The stored values in the transposition table are the calculated minimax value for the configuration encoded in the key. The inclusion of the transposition table only requires minor changes to the naive minimax template. Before performing the recursion step, the current configuration is being looked up in the transposition table, if the configuration is present then a recursion step is avoided and increases the speed of the algorithm. If the configuration isn’t present, then the recursion step is performed and a new entry is added to the transposition table for the configuration.

As can be seen in figure 2, this optimization results in a significant decrease in search time compared to standard minimax, as already explored states are taken out of the transposition table when needed and thus don’t need to be reevaluated.
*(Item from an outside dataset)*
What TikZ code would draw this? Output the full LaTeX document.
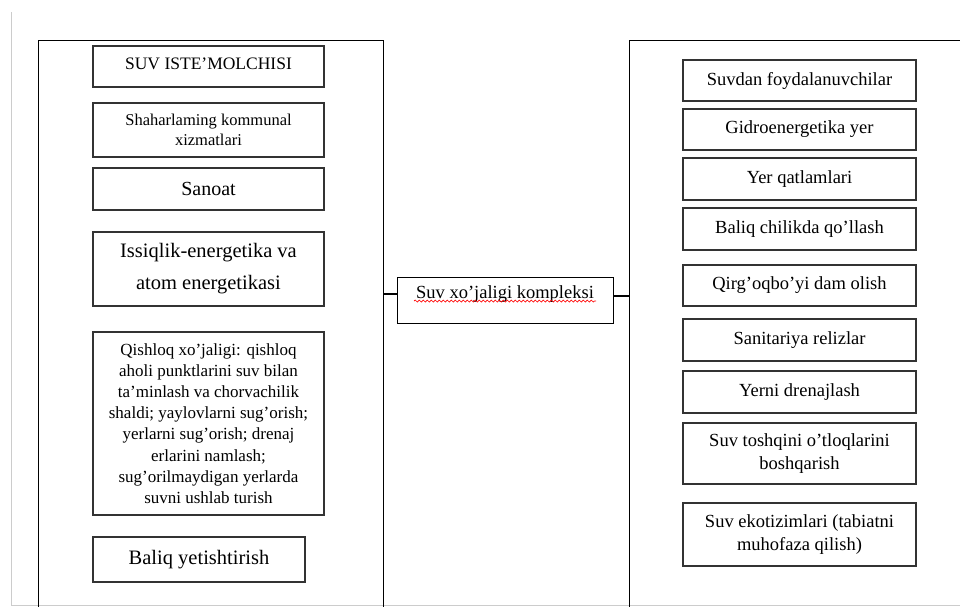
\documentclass[tikz,border=0pt]{standalone}
\usepackage{fontspec}
\setmainfont{Liberation Serif}
\usetikzlibrary{calc,decorations.pathmorphing}
\tikzset{
  panel/.style={draw=black, line width=1pt, rectangle, inner sep=0pt, anchor=north west},
  itembox/.style={draw=black!80, line width=1.2pt, rectangle, inner sep=0pt, align=center, text=black},
  leftitem/.style={itembox, minimum width=231pt},
  rightitem/.style={itembox, minimum width=233pt},
  conn/.style={draw=black, line width=2.2pt},
  pageedge/.style={draw=black!20, line width=1pt},
  squiggle/.style={draw=red, line width=0.7pt, decorate, decoration={snake, amplitude=1pt, segment length=4pt}}
}
\newcommand{\fs}[2]{\fontsize{#1}{#2}\selectfont}
\begin{document}
\begin{tikzpicture}[x=1pt, y=-1pt]
\useasboundingbox (0,0) rectangle (960,606);
\clip (0,0) rectangle (960,606);
\fill[white] (0,0) rectangle (960,606);
% page edges
\draw[pageedge] (11,12) -- (11,605) -- (960,605);
% panels
\node[panel, minimum width=345pt, minimum height=600pt] (L) at (38,40) {};
\node[panel, minimum width=380pt, minimum height=600pt] (R) at (629,40) {};
% left items
\node[leftitem, minimum height=41pt, font=\fs{17.5}{21}, text height=13pt, text depth=8pt] (l1) at (208.5,66.5) {SUV ISTE'MOLCHISI};
\node[leftitem, minimum height=54pt, font=\fs{16.5}{20}] (l2) at (208.5,130) {Shaharlaming kommunal\\xizmatlari};
\node[leftitem, minimum height=42pt, font=\fs{20}{24}] (l3) at (208.5,189) {Sanoat};
\node[leftitem, minimum height=74pt, font=\fs{20.5}{32}] (l4) at (208.5,269) {Issiqlik-energetika va\\atom energetikasi};
\node[leftitem, minimum height=183pt, font=\fs{17}{21.2}] (l5) at (208.5,423.5) {Qishloq xo'jaligi: qishloq\\aholi punktlarini suv bilan\\ta'minlash va chorvachilik\\shaldi; yaylovlarni sug'orish;\\yerlarni sug'orish; drenaj\\erlarini namlash;\\sug'orilmaydigan yerlarda\\suvni ushlab turish};
\node[itembox, minimum width=212pt, minimum height=45pt, font=\fs{20.5}{24}] (l6) at (199,559.5) {Baliq yetishtirish};
% centre
\node[itembox, line width=1pt, draw=black, minimum width=216pt, minimum height=46pt, font=\fs{18.5}{22}, text height=13pt, text depth=17pt] (c) at (505,300) {Suv xo'jaligi kompleksi};
\draw[squiggle] ($(c.base)+(-91,3)$) -- ($(c.base)+(91,3)$);
\draw[conn] ([yshift=6pt]c.west) -- ([yshift=6pt]c.west -| L.east);
\draw[conn] ([yshift=4pt]c.east) -- ([yshift=4pt]c.east -| R.west);
% right items
\node[rightitem, minimum height=41pt, font=\fs{18.5}{22}] (r1) at (799.5,80.5) {Suvdan foydalanuvchilar};
\node[rightitem, minimum height=41pt, font=\fs{18.5}{22}] (r2) at (799.5,129.5) {Gidroenergetika yer};
\node[rightitem, minimum height=42pt, font=\fs{18.5}{22}] (r3) at (799.5,179) {Yer qatlamlari};
\node[rightitem, minimum height=42pt, font=\fs{18.5}{22}] (r4) at (799.5,229) {Baliq chilikda qo'llash};
\node[rightitem, minimum height=41pt, font=\fs{18.5}{22}] (r5) at (799.5,285.5) {Qirg'oqbo'yi dam olish};
\node[rightitem, minimum height=42pt, font=\fs{18.5}{22}] (r6) at (799.5,340) {Sanitariya relizlar};
\node[rightitem, minimum height=42pt, font=\fs{18.5}{22}] (r7) at (799.5,392) {Yerni drenajlash};
\node[rightitem, minimum height=61pt, font=\fs{18.5}{23}] (r8) at (799.5,453.5) {Suv toshqini o'tloqlarini\\boshqarish};
\node[rightitem, minimum height=63pt, font=\fs{18.5}{23}] (r9) at (799.5,534.5) {Suv ekotizimlari (tabiatni\\muhofaza qilish)};
\end{tikzpicture}
\end{document}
4.2 Symmetries exploitation

As explicitly stated in the paper by Barker and Korf [8]. The mirror image of a state is also a legal game whose optimal strategy mirrors that of the current state. All Dots-And-Boxes instances have horizontal and vertical symmetry, and square boards have diagonal symmetry.

We store canonical representations of states in the transposition table so that all states that are identical under symmetries map to the same entry.
To exploit the symmetries in the game configuration, the current configuration is first looked up in the transposition table. If nothing is found, the horizontal matrix and vertical matrix of the board state are calculated from the Dots and Boxes notation. It is the case that when some transformation is performed on those two matrices, that the resulting board state obtained by combining those two together, is symmetrical to the original board state.
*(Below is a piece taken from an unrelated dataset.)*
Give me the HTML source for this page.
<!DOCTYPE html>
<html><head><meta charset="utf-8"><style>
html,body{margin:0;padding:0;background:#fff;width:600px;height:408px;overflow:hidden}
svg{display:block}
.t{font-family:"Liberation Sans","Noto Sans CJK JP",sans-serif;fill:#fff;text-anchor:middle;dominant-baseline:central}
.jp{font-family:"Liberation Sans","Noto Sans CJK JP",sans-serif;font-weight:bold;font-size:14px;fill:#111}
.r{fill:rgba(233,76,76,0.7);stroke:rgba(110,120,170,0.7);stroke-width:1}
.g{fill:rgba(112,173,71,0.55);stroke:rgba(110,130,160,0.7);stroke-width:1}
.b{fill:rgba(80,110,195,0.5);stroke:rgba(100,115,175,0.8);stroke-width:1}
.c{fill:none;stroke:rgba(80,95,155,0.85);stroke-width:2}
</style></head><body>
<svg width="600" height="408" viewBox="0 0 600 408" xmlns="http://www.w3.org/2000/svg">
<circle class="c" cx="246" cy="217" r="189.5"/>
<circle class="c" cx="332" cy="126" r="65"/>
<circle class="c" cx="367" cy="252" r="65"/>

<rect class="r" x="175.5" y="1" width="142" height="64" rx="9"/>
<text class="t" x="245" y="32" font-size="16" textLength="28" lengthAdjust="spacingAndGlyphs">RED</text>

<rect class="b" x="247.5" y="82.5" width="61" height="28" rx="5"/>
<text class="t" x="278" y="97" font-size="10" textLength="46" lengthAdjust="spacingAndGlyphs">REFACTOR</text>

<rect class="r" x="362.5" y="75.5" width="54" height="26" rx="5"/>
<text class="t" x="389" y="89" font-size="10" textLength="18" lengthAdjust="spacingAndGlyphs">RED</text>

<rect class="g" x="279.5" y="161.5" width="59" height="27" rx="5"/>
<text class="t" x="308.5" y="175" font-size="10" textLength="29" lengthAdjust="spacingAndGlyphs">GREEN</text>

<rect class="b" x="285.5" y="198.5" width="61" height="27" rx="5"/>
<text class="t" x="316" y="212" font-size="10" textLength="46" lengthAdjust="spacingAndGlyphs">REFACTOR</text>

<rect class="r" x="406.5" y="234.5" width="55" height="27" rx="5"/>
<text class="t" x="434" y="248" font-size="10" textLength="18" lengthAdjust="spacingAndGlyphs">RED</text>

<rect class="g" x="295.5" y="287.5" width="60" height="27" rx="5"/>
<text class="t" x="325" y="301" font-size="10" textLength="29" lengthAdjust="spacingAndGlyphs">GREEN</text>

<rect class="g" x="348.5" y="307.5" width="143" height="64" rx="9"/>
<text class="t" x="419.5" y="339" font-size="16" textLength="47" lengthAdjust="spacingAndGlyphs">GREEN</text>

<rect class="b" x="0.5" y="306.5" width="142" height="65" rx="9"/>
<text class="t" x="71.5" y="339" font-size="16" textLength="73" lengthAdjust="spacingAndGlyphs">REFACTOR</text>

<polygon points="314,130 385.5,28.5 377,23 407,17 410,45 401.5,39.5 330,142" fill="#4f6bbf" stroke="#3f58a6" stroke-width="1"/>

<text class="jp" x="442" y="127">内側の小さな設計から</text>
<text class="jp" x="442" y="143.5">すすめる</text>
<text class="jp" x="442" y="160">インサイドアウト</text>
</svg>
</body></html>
Once these two matrices are calculated, a certain transformation is applied to them, and then the matrices are converted back into the dots and boxes notation. The Dots and Boxes-string for those states can be looked up in the transposition table. If a hit occurs, a recursion step is avoided. When the newly considered configuration is not present in the transposition table, the next transformation in the sequence is calculated and the steps are repeated. When there are no more transformations left then the recursion is executed. The sequence of the calculated transformations is: horizontal mirroring, vertical mirroring, horizontal & vertical mirroring and when the board has a square dimension the rotation of 90 and the rotation of 270 degrees are also part of the sequence.

Figure 2 shows that checking for these symmetries also significantly decreases the search time compared to standard minimax, though it performs a bit worse compared to using a regular transposition table. This is because for every state, all its symmetries are checked, and if unlucky none of them will be in the table. The reason to still check symmetries could be for larger size boards, where this extra cost will become more redundant, as evaluating a state takes a lot more time due to the high branching factor and thus finding one of its symmetries in the table will be very beneficial for the search time.
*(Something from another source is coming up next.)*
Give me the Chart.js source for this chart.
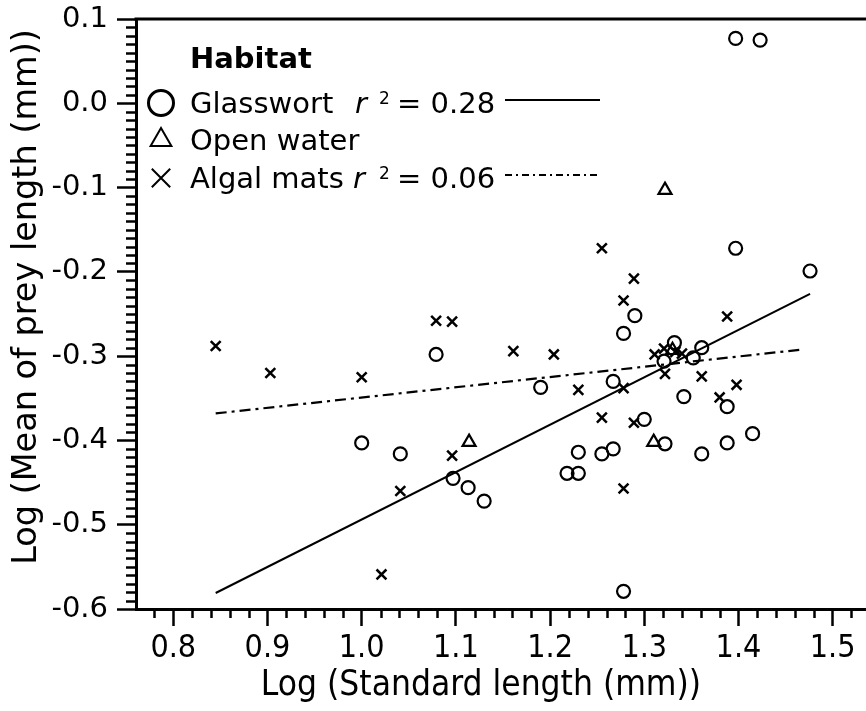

Using symmetries also reduces the space consumption of the table, compared to using a normal transposition table, as can be seen in figure 3. This is because all symmetries of a state are represented as one canonical state in the table.

4.3 Strategies regarding chains

The main ideas for implementing strategies regarding chains were found in the paper [8]. First we give here some additional definitions:

Half-open chain A chain from which one end is initially capturable (cfr. a dead end street).
Closed chain A chain from which both ends are initially capturable (cfr. a room)
Hard-hearted handout A configuration of 2 boxes, capturable with one line.

The first reference describes the optimal moves when chains occur, these strategies can be applied for all chains except for the last one, the player who has to take that turn has to just take all boxes in that last chain:

When taking a half-open chain, take all boxes but the last 2 and create a hard-hearted handout.
When taking a closed chain, take all boxes but the last 4 and create 2 hard-hearted handouts.
When there are multiple chains capturable, take all chains and follow previous rules for the last chain. Closed chains have priority over half-open chains and longer chains have priority over shorter chains.

The reason for the last rule is the difference of 2 in given away boxes between half-open and closed chains of equal length. By following the mentioned rules above, the branching factor of the search tree is significantly reduced, thus speeding up the solving process.

The importance of this technique is that it reduces the number of minimax moves that the algorithm has to consider. Consider a board that has a chain that allows 8 captures in a row. Without the chains technique, minimax has to consider all possible moves that involve partially capturing that chain (e.g. “capture only one box in the chain, then make a non-capturing move”, “capture only two boxes in the chain, then make a non-capturing move”, etc.). The chains technique observes that most of these moves are suboptimal, so minimax can ignore them. Specifically, if a board has a chain with more than two capturable boxes, there are two options that are provably optimal: capture all boxes in the chain (and then make a non-capturing move), or capture all but two boxes in the chain and leave the other two capturable by the opponent. The chain rules are implemented as a subroutine of the minimax algorithm. In particular, the subroutine is used to give back those two provable actions when it recognizes in the board state that there are chains.
Implementing this strategy in minimax results in a significant search time decrease compared to standard minimax, as well as the minimax versions using transposition tables. This is because the search space is heavily reduced, which means that minimax has to evaluate a lot less states.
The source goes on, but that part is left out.